§ **Problem to work on**
Skip the pictures. Set down, word for word, the lines from the start of the material up to and including the line with "plt.savefig('out.png', dpi=100)".

* start *

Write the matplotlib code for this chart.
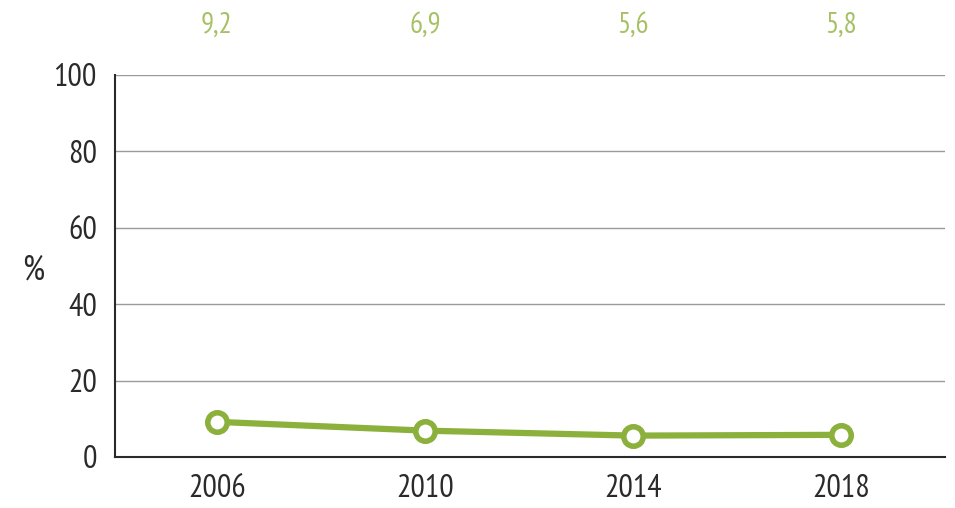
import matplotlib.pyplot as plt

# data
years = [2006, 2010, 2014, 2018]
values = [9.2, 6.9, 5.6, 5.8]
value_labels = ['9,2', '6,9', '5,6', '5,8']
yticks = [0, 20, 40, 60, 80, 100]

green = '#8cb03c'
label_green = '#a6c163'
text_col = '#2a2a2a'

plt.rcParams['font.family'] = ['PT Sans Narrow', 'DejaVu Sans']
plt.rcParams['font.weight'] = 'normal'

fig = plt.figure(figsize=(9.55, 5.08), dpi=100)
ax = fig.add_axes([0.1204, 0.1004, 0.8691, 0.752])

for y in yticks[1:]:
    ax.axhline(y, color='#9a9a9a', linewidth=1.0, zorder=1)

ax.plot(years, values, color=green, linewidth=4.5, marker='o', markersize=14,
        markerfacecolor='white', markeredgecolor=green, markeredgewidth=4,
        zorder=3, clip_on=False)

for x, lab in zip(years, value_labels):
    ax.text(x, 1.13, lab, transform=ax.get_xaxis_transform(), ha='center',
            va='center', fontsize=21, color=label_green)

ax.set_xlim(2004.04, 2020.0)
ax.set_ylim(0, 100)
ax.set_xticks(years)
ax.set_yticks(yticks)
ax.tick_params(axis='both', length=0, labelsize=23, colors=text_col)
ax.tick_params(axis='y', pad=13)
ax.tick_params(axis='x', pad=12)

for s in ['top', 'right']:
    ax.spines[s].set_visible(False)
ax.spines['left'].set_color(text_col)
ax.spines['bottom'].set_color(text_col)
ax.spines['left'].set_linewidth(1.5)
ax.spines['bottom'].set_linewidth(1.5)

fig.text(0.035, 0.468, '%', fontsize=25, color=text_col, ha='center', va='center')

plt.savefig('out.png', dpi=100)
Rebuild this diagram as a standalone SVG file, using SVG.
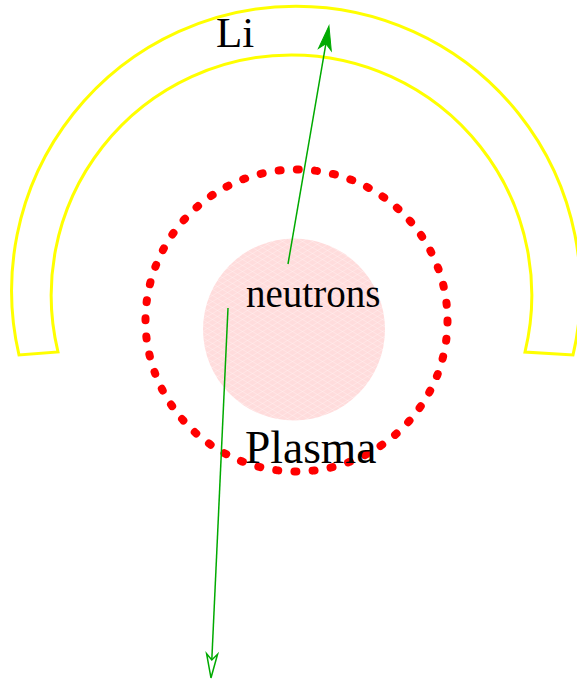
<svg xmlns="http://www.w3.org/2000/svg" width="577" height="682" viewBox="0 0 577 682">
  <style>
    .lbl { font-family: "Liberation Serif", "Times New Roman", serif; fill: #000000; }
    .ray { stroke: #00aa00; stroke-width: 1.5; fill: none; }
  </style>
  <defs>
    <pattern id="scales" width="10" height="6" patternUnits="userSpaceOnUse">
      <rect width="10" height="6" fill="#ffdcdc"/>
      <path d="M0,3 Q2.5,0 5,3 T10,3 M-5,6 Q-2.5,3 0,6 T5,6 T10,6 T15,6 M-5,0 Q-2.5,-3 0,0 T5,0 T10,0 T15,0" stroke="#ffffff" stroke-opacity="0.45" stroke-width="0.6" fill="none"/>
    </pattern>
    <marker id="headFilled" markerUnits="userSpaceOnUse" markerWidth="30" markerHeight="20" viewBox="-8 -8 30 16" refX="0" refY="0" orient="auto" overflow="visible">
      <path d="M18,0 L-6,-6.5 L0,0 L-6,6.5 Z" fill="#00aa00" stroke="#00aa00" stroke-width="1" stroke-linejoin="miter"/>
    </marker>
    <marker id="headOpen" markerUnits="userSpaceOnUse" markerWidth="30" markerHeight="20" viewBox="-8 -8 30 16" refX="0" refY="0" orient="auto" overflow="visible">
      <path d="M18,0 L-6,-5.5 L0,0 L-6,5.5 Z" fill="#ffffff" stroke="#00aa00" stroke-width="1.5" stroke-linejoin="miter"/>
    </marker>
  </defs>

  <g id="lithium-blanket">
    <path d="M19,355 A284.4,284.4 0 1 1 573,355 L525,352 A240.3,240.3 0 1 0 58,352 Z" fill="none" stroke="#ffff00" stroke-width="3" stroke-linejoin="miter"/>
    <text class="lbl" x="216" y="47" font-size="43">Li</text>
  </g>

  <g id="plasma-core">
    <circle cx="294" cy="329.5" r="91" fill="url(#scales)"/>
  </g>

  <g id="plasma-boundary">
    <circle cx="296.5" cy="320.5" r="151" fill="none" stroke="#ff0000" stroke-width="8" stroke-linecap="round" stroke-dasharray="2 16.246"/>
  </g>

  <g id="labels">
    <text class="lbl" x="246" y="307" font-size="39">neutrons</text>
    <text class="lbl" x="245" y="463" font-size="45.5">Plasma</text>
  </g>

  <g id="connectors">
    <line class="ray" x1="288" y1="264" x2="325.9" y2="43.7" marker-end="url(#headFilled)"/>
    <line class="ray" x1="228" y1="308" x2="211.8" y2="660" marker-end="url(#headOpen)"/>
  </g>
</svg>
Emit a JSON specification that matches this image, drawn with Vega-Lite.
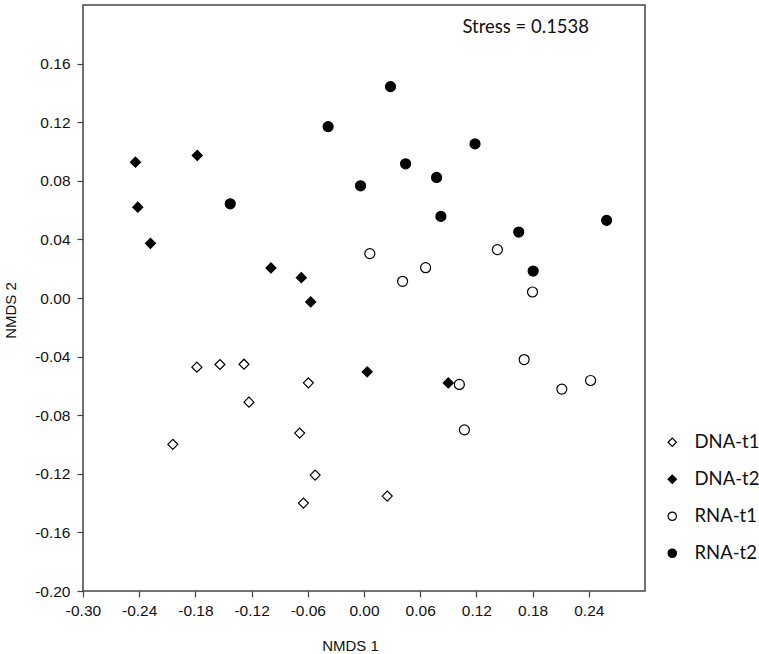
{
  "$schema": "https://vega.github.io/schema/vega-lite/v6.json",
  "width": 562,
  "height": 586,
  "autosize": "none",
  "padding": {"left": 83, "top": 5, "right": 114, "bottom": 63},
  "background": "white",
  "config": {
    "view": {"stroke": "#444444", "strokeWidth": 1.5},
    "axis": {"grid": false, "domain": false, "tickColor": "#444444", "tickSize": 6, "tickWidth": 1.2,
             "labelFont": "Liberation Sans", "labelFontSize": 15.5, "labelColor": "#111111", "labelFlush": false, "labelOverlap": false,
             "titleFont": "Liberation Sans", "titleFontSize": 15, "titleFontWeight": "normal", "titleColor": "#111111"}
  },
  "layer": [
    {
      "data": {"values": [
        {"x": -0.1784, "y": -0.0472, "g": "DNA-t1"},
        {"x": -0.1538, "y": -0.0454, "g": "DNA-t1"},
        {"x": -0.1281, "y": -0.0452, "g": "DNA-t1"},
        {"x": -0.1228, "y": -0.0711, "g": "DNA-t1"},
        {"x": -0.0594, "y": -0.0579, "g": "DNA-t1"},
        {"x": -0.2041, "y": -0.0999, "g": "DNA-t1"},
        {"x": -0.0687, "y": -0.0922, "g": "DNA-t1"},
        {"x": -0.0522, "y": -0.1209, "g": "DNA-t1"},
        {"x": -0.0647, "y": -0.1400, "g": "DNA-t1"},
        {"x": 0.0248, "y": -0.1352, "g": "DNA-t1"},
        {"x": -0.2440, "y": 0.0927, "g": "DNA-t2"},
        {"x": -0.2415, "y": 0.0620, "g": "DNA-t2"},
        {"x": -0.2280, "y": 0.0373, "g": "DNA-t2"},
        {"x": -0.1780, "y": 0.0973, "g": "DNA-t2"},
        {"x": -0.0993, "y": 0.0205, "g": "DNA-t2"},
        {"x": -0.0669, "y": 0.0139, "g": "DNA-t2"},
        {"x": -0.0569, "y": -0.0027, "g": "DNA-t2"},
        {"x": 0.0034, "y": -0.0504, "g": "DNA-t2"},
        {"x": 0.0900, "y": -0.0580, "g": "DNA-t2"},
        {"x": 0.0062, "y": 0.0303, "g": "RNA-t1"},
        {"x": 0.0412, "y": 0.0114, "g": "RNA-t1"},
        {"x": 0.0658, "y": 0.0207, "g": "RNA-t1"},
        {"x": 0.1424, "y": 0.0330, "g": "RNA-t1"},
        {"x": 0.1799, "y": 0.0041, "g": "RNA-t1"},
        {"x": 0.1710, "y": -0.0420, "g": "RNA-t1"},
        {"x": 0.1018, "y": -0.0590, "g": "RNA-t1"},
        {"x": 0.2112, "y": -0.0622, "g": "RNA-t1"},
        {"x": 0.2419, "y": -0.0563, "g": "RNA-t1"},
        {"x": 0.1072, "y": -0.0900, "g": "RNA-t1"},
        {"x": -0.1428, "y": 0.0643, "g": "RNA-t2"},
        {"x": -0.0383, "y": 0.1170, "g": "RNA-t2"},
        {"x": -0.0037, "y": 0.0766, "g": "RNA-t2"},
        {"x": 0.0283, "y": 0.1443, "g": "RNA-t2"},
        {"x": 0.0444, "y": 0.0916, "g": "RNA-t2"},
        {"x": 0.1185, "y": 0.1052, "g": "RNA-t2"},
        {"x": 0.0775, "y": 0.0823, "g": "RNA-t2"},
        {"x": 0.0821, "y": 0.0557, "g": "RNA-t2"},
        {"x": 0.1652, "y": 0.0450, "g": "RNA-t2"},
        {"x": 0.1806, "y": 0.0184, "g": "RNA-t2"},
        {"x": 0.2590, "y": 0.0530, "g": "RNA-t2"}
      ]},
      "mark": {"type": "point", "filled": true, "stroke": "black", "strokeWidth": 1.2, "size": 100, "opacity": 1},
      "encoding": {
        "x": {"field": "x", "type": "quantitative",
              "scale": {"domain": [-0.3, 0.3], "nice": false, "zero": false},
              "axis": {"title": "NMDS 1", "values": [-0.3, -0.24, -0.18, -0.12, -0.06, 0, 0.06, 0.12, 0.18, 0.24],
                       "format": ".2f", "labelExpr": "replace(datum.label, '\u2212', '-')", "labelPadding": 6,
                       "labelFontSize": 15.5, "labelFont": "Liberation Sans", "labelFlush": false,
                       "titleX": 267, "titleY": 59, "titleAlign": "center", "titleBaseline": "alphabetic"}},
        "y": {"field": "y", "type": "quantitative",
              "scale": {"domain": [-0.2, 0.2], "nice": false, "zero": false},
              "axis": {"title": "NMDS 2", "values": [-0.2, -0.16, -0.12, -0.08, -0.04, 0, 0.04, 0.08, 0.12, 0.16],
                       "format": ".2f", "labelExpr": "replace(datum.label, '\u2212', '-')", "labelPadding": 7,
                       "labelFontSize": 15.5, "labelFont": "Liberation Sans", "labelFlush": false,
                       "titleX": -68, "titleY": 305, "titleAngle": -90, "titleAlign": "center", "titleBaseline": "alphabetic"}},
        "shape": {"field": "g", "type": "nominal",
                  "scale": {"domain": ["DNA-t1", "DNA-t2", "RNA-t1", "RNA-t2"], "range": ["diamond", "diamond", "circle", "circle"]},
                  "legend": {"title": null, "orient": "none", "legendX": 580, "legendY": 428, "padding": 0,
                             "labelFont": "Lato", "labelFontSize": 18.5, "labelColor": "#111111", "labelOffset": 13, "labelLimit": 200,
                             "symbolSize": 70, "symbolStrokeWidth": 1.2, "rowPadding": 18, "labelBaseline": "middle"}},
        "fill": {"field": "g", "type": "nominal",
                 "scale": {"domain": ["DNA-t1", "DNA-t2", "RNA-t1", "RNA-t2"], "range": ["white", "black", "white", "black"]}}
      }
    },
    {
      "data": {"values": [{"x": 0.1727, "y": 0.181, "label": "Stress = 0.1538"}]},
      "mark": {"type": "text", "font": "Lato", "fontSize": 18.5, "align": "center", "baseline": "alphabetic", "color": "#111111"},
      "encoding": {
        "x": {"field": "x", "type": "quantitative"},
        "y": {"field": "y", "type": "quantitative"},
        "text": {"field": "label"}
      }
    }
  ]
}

* end *

§ **Response to this task**
Write the matplotlib code for this chart.
import matplotlib.pyplot as plt

# data
years = [2006, 2010, 2014, 2018]
values = [9.2, 6.9, 5.6, 5.8]
value_labels = ['9,2', '6,9', '5,6', '5,8']
yticks = [0, 20, 40, 60, 80, 100]

green = '#8cb03c'
label_green = '#a6c163'
text_col = '#2a2a2a'

plt.rcParams['font.family'] = ['PT Sans Narrow', 'DejaVu Sans']
plt.rcParams['font.weight'] = 'normal'

fig = plt.figure(figsize=(9.55, 5.08), dpi=100)
ax = fig.add_axes([0.1204, 0.1004, 0.8691, 0.752])

for y in yticks[1:]:
    ax.axhline(y, color='#9a9a9a', linewidth=1.0, zorder=1)

ax.plot(years, values, color=green, linewidth=4.5, marker='o', markersize=14,
        markerfacecolor='white', markeredgecolor=green, markeredgewidth=4,
        zorder=3, clip_on=False)

for x, lab in zip(years, value_labels):
    ax.text(x, 1.13, lab, transform=ax.get_xaxis_transform(), ha='center',
            va='center', fontsize=21, color=label_green)

ax.set_xlim(2004.04, 2020.0)
ax.set_ylim(0, 100)
ax.set_xticks(years)
ax.set_yticks(yticks)
ax.tick_params(axis='both', length=0, labelsize=23, colors=text_col)
ax.tick_params(axis='y', pad=13)
ax.tick_params(axis='x', pad=12)

for s in ['top', 'right']:
    ax.spines[s].set_visible(False)
ax.spines['left'].set_color(text_col)
ax.spines['bottom'].set_color(text_col)
ax.spines['left'].set_linewidth(1.5)
ax.spines['bottom'].set_linewidth(1.5)

fig.text(0.035, 0.468, '%', fontsize=25, color=text_col, ha='center', va='center')

plt.savefig('out.png', dpi=100)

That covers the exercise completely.